> GOAL
Retype the listing below line for line, but only from the line with "What Observable Plot" down to the line with "const decadeTicks = [10, 100, 1000, 10000, 100000];", inclusive. Pictures stay out.
####
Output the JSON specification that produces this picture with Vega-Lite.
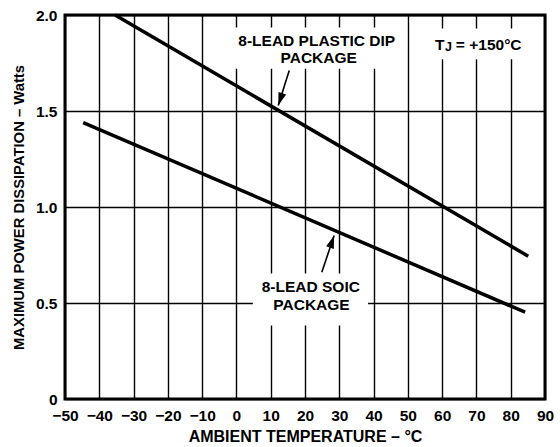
{
  "$schema": "https://vega.github.io/schema/vega-lite/v6.json",
  "width": 480,
  "height": 384,
  "autosize": {"type": "none"},
  "padding": {"left": 65, "top": 15, "right": 15, "bottom": 48},
  "background": "white",
  "config": {
    "view": {"stroke": "black", "strokeWidth": 3},
    "font": "Liberation Sans",
    "axis": {
      "grid": true,
      "gridColor": "black",
      "gridWidth": 1.4,
      "gridOpacity": 1,
      "domain": false,
      "ticks": false,
      "labelFont": "Liberation Sans",
      "labelFontWeight": "bold",
      "labelFontSize": 15.5,
      "labelColor": "black",
      "labelPadding": 8,
      "labelOverlap": false,
      "labelFlush": false,
      "labelBound": false,
      "titleFont": "Liberation Sans",
      "titleFontWeight": "bold",
      "titleFontSize": 16,
      "titleColor": "black"
    }
  },
  "datasets": {
    "curves": [
      {"series": "DIP", "T": -35.4, "P": 2.0},
      {"series": "DIP", "T": 85.1, "P": 0.744},
      {"series": "SOIC", "T": -44.7, "P": 1.44},
      {"series": "SOIC", "T": 84.2, "P": 0.452}
    ],
    "boxes": [
      {"name": "DIP label", "T": -6, "T2": 46, "P": 1.72, "P2": 1.935},
      {"name": "TJ label", "T": 56.5, "T2": 88, "P": 1.77, "P2": 1.93},
      {"name": "SOIC label", "T": 4.8, "T2": 38.4, "P": 0.383, "P2": 0.654}
    ],
    "arrows": [
      {"name": "DIP", "T": 12.2, "P": 1.529, "T2": 15.4, "P2": 1.711},
      {"name": "SOIC", "T": 28.5, "P": 0.852, "T2": 24.9, "P2": 0.66}
    ],
    "labels": [
      {"text": "8-LEAD PLASTIC DIP", "T": 23.4, "P": 1.867},
      {"text": "PACKAGE", "T": 24.0, "P": 1.777},
      {"text": "8-LEAD SOIC", "T": 21.7, "P": 0.582},
      {"text": "PACKAGE", "T": 21.9, "P": 0.49}
    ],
    "tj": [
      {"text": "T", "T": 57.9, "P": 1.819},
      {"text": "= +150°C", "T": 64.0, "P": 1.819}
    ],
    "tjsub": [
      {"text": "J", "T": 60.8, "P": 1.811}
    ]
  },
  "encoding": {
    "x": {
      "field": "T",
      "type": "quantitative",
      "scale": {"domain": [-50, 90], "nice": false, "zero": false},
      "axis": {
        "values": [-50, -40, -30, -20, -10, 0, 10, 20, 30, 40, 50, 60, 70, 80, 90],
        "title": "AMBIENT TEMPERATURE – °C",
        "labelPadding": 9,
        "titlePadding": 5
      }
    },
    "y": {
      "field": "P",
      "type": "quantitative",
      "scale": {"domain": [0, 2], "nice": false, "zero": false},
      "axis": {
        "values": [0, 0.5, 1, 1.5, 2],
        "labelExpr": "datum.value == 0 ? '0' : format(datum.value, '.1f')",
        "title": "MAXIMUM POWER DISSIPATION – Watts",
        "titleFontSize": 14.8,
        "titlePadding": 9
      }
    }
  },
  "layer": [
    {
      "data": {"name": "boxes"},
      "mark": {"type": "rect", "fill": "white", "strokeWidth": 0},
      "encoding": {"x2": {"field": "T2"}, "y2": {"field": "P2"}}
    },
    {
      "data": {"name": "curves"},
      "mark": {"type": "line", "color": "black", "strokeWidth": 3.5, "strokeCap": "butt"},
      "encoding": {"detail": {"field": "series"}}
    },
    {
      "data": {"name": "arrows"},
      "mark": {"type": "rule", "color": "black", "strokeWidth": 1.6},
      "encoding": {"x2": {"field": "T2"}, "y2": {"field": "P2"}}
    },
    {
      "data": {"name": "arrows"},
      "transform": [{"filter": "datum.name == 'DIP'"}],
      "mark": {"type": "point", "shape": "M0,0L0.5,1.6L-0.5,1.6Z", "filled": true, "color": "black", "opacity": 1, "size": 260, "angle": 198.5}
    },
    {
      "data": {"name": "arrows"},
      "transform": [{"filter": "datum.name == 'SOIC'"}],
      "mark": {"type": "point", "shape": "M0,0L0.5,1.6L-0.5,1.6Z", "filled": true, "color": "black", "opacity": 1, "size": 260, "angle": 18.9}
    },
    {
      "data": {"name": "labels"},
      "mark": {"type": "text", "font": "Liberation Sans", "fontWeight": "bold", "fontSize": 15.5, "color": "black", "align": "center", "baseline": "middle"},
      "encoding": {"text": {"field": "text"}}
    },
    {
      "data": {"name": "tj"},
      "mark": {"type": "text", "font": "Liberation Sans", "fontWeight": "bold", "fontSize": 15.5, "color": "black", "align": "left", "baseline": "alphabetic"},
      "encoding": {"text": {"field": "text"}}
    },
    {
      "data": {"name": "tjsub"},
      "mark": {"type": "text", "font": "Liberation Sans", "fontWeight": "bold", "fontSize": 12.5, "color": "black", "align": "left", "baseline": "alphabetic"},
      "encoding": {"text": {"field": "text"}}
    }
  ]
}
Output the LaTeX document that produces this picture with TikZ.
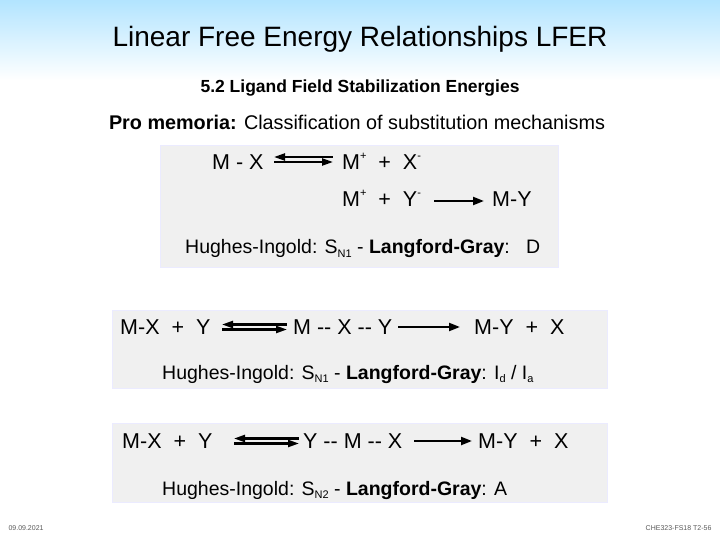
\documentclass[tikz,border=0pt]{standalone}
\usepackage{fontspec}
\setmainfont{Liberation Sans}
\usetikzlibrary{arrows.meta}
\newcommand{\dd}{{-}{-}}
\newcommand{\sbs}[1]{\raisebox{-0.3ex}{\fontsize{11}{12}\selectfont #1}}
\newcommand{\sps}[1]{\raisebox{0.9ex}{\fontsize{11}{12}\selectfont #1}}
\begin{document}
\begin{tikzpicture}[x=1pt,y=-1pt,
  box/.style={fill=gray!12,draw=blue!8,line width=0.8pt},
  txt/.style={anchor=base west,inner sep=0pt,font=\fontsize{21.5}{24}\selectfont},
  lbl/.style={anchor=base west,inner sep=0pt,font=\fontsize{19.5}{22}\selectfont},
  rarr/.style={-{Triangle[length=11pt,width=8pt]},line width=2.2pt},
  eqtop/.style={-{Triangle[length=11pt,width=7pt]},line width=2.2pt},
  eqbot/.style={{Triangle[length=11pt,width=7pt]}-,line width=2.2pt}]
\useasboundingbox (0,0) rectangle (720,540);
\shade[top color=blue!35!cyan!30,bottom color=white] (0,0) rectangle (720,80);
\node[anchor=base,font=\fontsize{28}{32}\selectfont] (title) at (360,47) {Linear Free Energy Relationships LFER};
\node[anchor=base,font=\bfseries\fontsize{17.5}{20}\selectfont] (sub) at (360,93) {5.2 Ligand Field Stabilization Energies};
\node[anchor=base,font=\fontsize{19.8}{22}\selectfont] (pm) at (357,130) {\textbf{Pro memoria:} Classification of substitution mechanisms};
% box 1
\draw[box] (160,145) rectangle (558,267);
\node[txt] (a1) at (212,170) {M - X};
\coordinate (a1r) at (274,159.5); \coordinate (a2l) at (333,159.5);
\draw[eqtop] ([yshift=-2.5pt]a1r) -- ([yshift=-2.5pt]a2l);
\draw[eqbot] ([yshift=2.5pt]a1r) -- ([yshift=2.5pt]a2l);
\node[txt] (a2) at (342,170) {M\sps{+}\ \ +\ \ X\sps{-}};
\node[txt] (b1) at (342,207) {M\sps{+}\ \ +\ \ Y\sps{-}};
\node[txt] (b2) at (492,207) {M-Y};
\coordinate (b1r) at (434,201); \coordinate (b2l) at (484,201);
\draw[rarr] (b1r) -- (b2l);
\node[lbl] (c1) at (185,254) {Hughes-Ingold: S\sbs{N1} - \textbf{Langford-Gray}:\ \ \ D};
% box 2
\draw[box] (112,310) rectangle (607,388);
\node[txt] (d1) at (120,334) {M-X\ \ +\ \ Y};
\node[txt] (d2) at (293,334) {M \dd\ X \dd\ Y};
\node[txt] (d3) at (474,334) {M-Y\ \ +\ \ X};
\coordinate (d1r) at (222,327); \coordinate (d2l) at (287,327);
\draw[eqtop] ([yshift=-2.5pt]d1r) -- ([yshift=-2.5pt]d2l);
\draw[eqbot] ([yshift=2.5pt]d1r) -- ([yshift=2.5pt]d2l);
\coordinate (d2r) at (398,327); \coordinate (d3l) at (460,327);
\draw[rarr] (d2r) -- (d3l);
\node[lbl] (e1) at (162,379) {Hughes-Ingold: S\sbs{N1} - \textbf{Langford-Gray}: I\sbs{d} / I\sbs{a}};
% box 3
\draw[box] (112,423) rectangle (607,502);
\node[txt] (f1) at (122,448) {M-X\ \ +\ \ Y};
\node[txt] (f2) at (303,448) {Y \dd\ M \dd\ X};
\node[txt] (f3) at (478,448) {M-Y\ \ +\ \ X};
\coordinate (f1r) at (234,441); \coordinate (f2l) at (299,441);
\draw[eqtop] ([yshift=-2.5pt]f1r) -- ([yshift=-2.5pt]f2l);
\draw[eqbot] ([yshift=2.5pt]f1r) -- ([yshift=2.5pt]f2l);
\coordinate (f2r) at (414,441); \coordinate (f3l) at (472,441);
\draw[rarr] (f2r) -- (f3l);
\node[lbl] (g1) at (162,495) {Hughes-Ingold: S\sbs{N2} - \textbf{Langford-Gray}: A};
% footer
\node[anchor=base west,font=\fontsize{7}{8}\selectfont,text=gray!70!black] (date) at (5,530) {09.09.2021};
\node[anchor=base east,font=\fontsize{7}{8}\selectfont,text=gray!70!black] (code) at (715,530) {CHE323-FS18 T2-56};
\end{tikzpicture}
\end{document}
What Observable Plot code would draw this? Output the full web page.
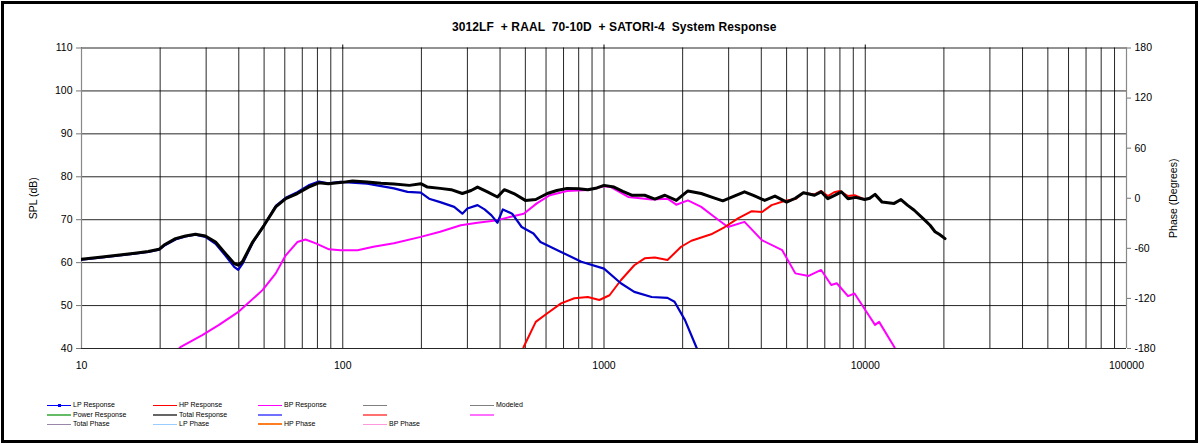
<!DOCTYPE html>
<html><head><meta charset="utf-8">
<script src="https://cdn.jsdelivr.net/npm/d3@7"></script>
<script src="https://cdn.jsdelivr.net/npm/@observablehq/plot@0.6"></script>
<style>
body{margin:0;background:#fff;font-family:"Liberation Sans",Arial,sans-serif;}
#wrap{position:relative;width:1200px;height:444px;overflow:hidden;background:#fff}
#frame{position:absolute;left:1px;top:1px;width:1197px;height:442px;border:3px solid #000;box-sizing:border-box}
#title{position:absolute;top:20px;left:452px;white-space:pre;font-weight:bold;font-size:12px;letter-spacing:0.1px;color:#000}
#chart{position:absolute;left:0;top:0}
.lg{position:absolute;font-size:7px;line-height:8px;color:#000;white-space:pre}
.ln{position:absolute;width:24px}
</style></head>
<body>
<div id="wrap">
  <div id="frame"></div>
  <div id="chart"></div>
  <div id="title"></div>
  <div id="legend"></div>
</div>
<script>
// ---------- data ----------
const chartTitle = "3012LF  + RAAL  70-10D  + SATORI-4  System Response";
const splTicks = [40, 50, 60, 70, 80, 90, 100, 110];
const phaseTicks = [-180, -120, -60, 0, 60, 120, 180];
const decadeTicks = [10, 100, 1000, 10000, 100000];

const totalFreq = [10,12,14,16,18,19.8,20.7,22.9,25,27.3,29.8,32.6,35.6,38.4,39.8,41.3,45.2,50,55.4,60.5,67,74,81,88,99.6,109,124,140,157,180,199,211,236,260,287,310,328,358,391,415,452,500,548,607,660,722,800,867,940,1000,1092,1180,1276,1431,1566,1711,1891,2095,2356,2600,2850,3150,3451,3750,4121,4512,5003,5400,5799,6393,6780,7190,7600,8100,8590,9200,9950,10400,10900,11600,12900,13700,14500,15400,16900,17700,18500,19200,20200];
const totalDb   = [60.8,61.3,61.8,62.2,62.6,63.1,64.1,65.6,66.2,66.6,66.2,64.8,62.1,59.8,59.4,60.2,64.8,68.7,73.0,74.9,76.1,77.6,78.6,78.4,78.7,79.0,78.8,78.5,78.3,78.0,78.4,77.6,77.3,77.0,76.1,76.8,77.6,76.5,75.3,77.0,76.1,74.5,74.7,76.1,76.8,77.3,77.2,77.0,77.4,78.0,77.6,76.6,75.7,75.7,74.8,75.7,74.5,76.7,76.1,75.2,74.4,75.5,76.5,75.6,74.5,75.5,74.1,75.0,76.3,75.7,76.5,74.9,75.6,76.5,74.9,75.2,74.7,75.0,75.9,74.1,73.8,74.7,73.4,72.2,69.9,68.7,67.2,66.6,65.6];

const lpFreq = [10,12,14,16,18,19.8,20.7,22.9,25,27.3,29.8,32.6,35.6,38.4,39.8,41.3,45.2,50,55.4,60.5,67,74,81,88,98,124,157,177,199,214,236,267,287,300,328,349,371,391,410,445,484,537,571,685,819,1000,1160,1306,1522,1750,1862,2042,2253,2400];
const lpDb   = [60.7,61.2,61.7,62.1,62.5,63.0,63.9,65.4,66.1,66.5,66.0,64.4,61.6,59.0,58.3,59.7,64.6,68.7,73.2,75.1,76.4,78.0,78.9,78.5,78.8,78.4,77.3,76.5,76.3,74.9,74.1,73.0,71.4,72.6,73.4,72.4,71.0,69.3,72.4,71.4,68.3,66.8,64.8,62.5,60.2,58.6,55.2,53.2,52.0,51.8,50.9,46.6,40.4,37.0];

const hpFreq = [480,493,548,607,685,770,867,960,1050,1160,1306,1431,1566,1750,1973,2160,2571,2900,3259,3680,4030,4380,4940,5400,5799,6393,6780,7190,7600,7980,8590,9100,9950];
const hpDb   = [38.0,40.4,46.2,48.2,50.5,51.7,52.0,51.3,52.4,55.9,59.4,61.0,61.2,60.6,63.7,65.1,66.6,68.3,70.3,72.0,71.8,73.4,74.4,74.8,76.3,75.9,76.7,75.5,76.4,76.7,75.5,75.7,74.7];

const bpFreq = [22,24,29,33.6,40,49.3,55.4,60.5,67,72,78.9,88.6,98,114,131,157,199,236,283,328,391,440,493,553,620,722,867,1000,1063,1238,1522,1750,1891,2095,2356,2640,2980,3451,4030,4810,5400,6070,6780,7410,7780,8590,9100,10400,10900,11300,12900,13500];
const bpDb   = [38.0,40.4,43.1,45.5,48.6,53.6,57.5,61.7,64.8,65.4,64.5,63.1,62.9,62.9,63.7,64.5,66.0,67.2,68.7,69.3,69.9,70.7,71.4,73.8,75.7,76.7,76.9,77.8,77.6,75.3,74.7,74.9,73.5,74.5,73.0,70.7,68.3,69.5,65.2,62.9,57.5,56.9,58.3,54.8,55.2,52.2,52.8,47.4,45.5,46.2,40.4,38.0];

const legendLabels = [
  ["LP Response", "HP Response", "BP Response", "", "Modeled"],
  ["Power Response", "Total Response", "", "", ""],
  ["Total Phase", "LP Phase", "HP Phase", "BP Phase"]
];
// ---------- build ----------
const toRows = (f, v) => f.map((x, i) => ({f: x, v: v[i]}));
const total = toRows(totalFreq, totalDb);
const lp = toRows(lpFreq, lpDb);
const hp = toRows(hpFreq, hpDb);
const bp = toRows(bpFreq, bpDb);

const gridFreqs = [];
for (let k = 10; k < 100000; k *= 10) for (let m = 1; m <= 9; m++) gridFreqs.push(m * k);
gridFreqs.push(100000);

const phaseToDb = p => 40 + (p + 180) / 360 * 70;
const dbToPhase = d => Math.round((d - 40) / 70 * 360 - 180);

const plot = Plot.plot({
  width: 1200, height: 444,
  marginTop: 47.5, marginBottom: 96, marginLeft: 81, marginRight: 74,
  style: {background: "transparent", fontFamily: "Liberation Sans, Arial, sans-serif", fontSize: "10px", color: "#000"},
  x: {type: "log", domain: [10, 100000]},
  y: {domain: [40, 110]},
  marks: [
    Plot.ruleX(gridFreqs, {stroke: "#000", strokeOpacity: 0.85, strokeWidth: 1}),
    Plot.ruleY(splTicks, {stroke: "#000", strokeOpacity: 0.85, strokeWidth: 1}),
    Plot.ruleX([10, 100000], {stroke: "#888", strokeWidth: 1.2}),
    Plot.axisY(splTicks, {anchor: "left", tickSize: 5, tickPadding: 4, stroke: "#777", fontSize: 10.5,
      label: "SPL (dB)", labelAnchor: "center", labelOffset: 52, labelArrow: "none"}),
    Plot.axisY(phaseTicks.map(phaseToDb), {anchor: "right", tickSize: 4, tickPadding: 4, stroke: "#777", fontSize: 10.5,
      tickFormat: d => String(dbToPhase(d)),
      label: "Phase (Degrees)", labelAnchor: "center", labelOffset: 50, labelArrow: "none"}),
    Plot.axisX(decadeTicks, {anchor: "bottom", tickSize: 0, tickPadding: 13, fontSize: 10.5, label: null, tickFormat: d => String(d)}),
    Plot.axisX(decadeTicks.slice(1, 4), {anchor: "top", tickSize: 4, stroke: "#000", label: null, tickFormat: () => ""}),
    Plot.line(bp, {x: "f", y: "v", stroke: "#ff00ff", strokeWidth: 2, clip: true}),
    Plot.line(hp, {x: "f", y: "v", stroke: "#ff0000", strokeWidth: 2, clip: true}),
    Plot.line(lp, {x: "f", y: "v", stroke: "#0000c8", strokeWidth: 2.2, clip: true}),
    Plot.line(total, {x: "f", y: "v", stroke: "#000", strokeWidth: 3, clip: true})
  ]
});
document.getElementById("chart").appendChild(plot);
document.getElementById("title").textContent = chartTitle;

// ---------- legend ----------
const legendStyles = [
  [["#0000ff",1,true],["#ff0000",1],["#ff00ff",1],["#808080",1],["#808080",1]],
  [["#66bb66",2],["#666666",2],["#7070ff",2],["#ff7070",2],["#ff70ff",2]],
  [["#9a86a6",1],["#99ccff",1],["#ff7f20",2],["#ff99dd",1]]
];
const colX = [47, 153, 258, 363, 470];
const rowY = [405, 415, 424];
const lg = document.getElementById("legend");
legendLabels.forEach((row, r) => row.forEach((lab, c) => {
  const [col, w, dot] = legendStyles[r][c];
  const ln = document.createElement("div");
  ln.className = "ln";
  ln.style.left = colX[c] + "px";
  ln.style.top = Math.round(rowY[r] - w / 2) + "px";
  ln.style.height = w + "px";
  ln.style.background = col;
  lg.appendChild(ln);
  if (dot) {
    const d = document.createElement("div");
    d.style.cssText = `position:absolute;left:${colX[c]+11}px;top:${rowY[r]-1}px;width:3px;height:3px;background:${col}`;
    lg.appendChild(d);
  }
  if (lab) {
    const t = document.createElement("div");
    t.className = "lg";
    t.style.left = (colX[c] + 26) + "px";
    t.style.top = (rowY[r] - 4) + "px";
    t.textContent = lab;
    lg.appendChild(t);
  }
}));
</script>
</body></html>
####
> THE COMPLETED TASK
What Observable Plot code would draw this? Output the full web page.
<!DOCTYPE html>
<html><head><meta charset="utf-8">
<script src="https://cdn.jsdelivr.net/npm/d3@7"></script>
<script src="https://cdn.jsdelivr.net/npm/@observablehq/plot@0.6"></script>
<style>
body{margin:0;background:#fff;font-family:"Liberation Sans",Arial,sans-serif;}
#wrap{position:relative;width:1200px;height:444px;overflow:hidden;background:#fff}
#frame{position:absolute;left:1px;top:1px;width:1197px;height:442px;border:3px solid #000;box-sizing:border-box}
#title{position:absolute;top:20px;left:452px;white-space:pre;font-weight:bold;font-size:12px;letter-spacing:0.1px;color:#000}
#chart{position:absolute;left:0;top:0}
.lg{position:absolute;font-size:7px;line-height:8px;color:#000;white-space:pre}
.ln{position:absolute;width:24px}
</style></head>
<body>
<div id="wrap">
  <div id="frame"></div>
  <div id="chart"></div>
  <div id="title"></div>
  <div id="legend"></div>
</div>
<script>
// ---------- data ----------
const chartTitle = "3012LF  + RAAL  70-10D  + SATORI-4  System Response";
const splTicks = [40, 50, 60, 70, 80, 90, 100, 110];
const phaseTicks = [-180, -120, -60, 0, 60, 120, 180];
const decadeTicks = [10, 100, 1000, 10000, 100000];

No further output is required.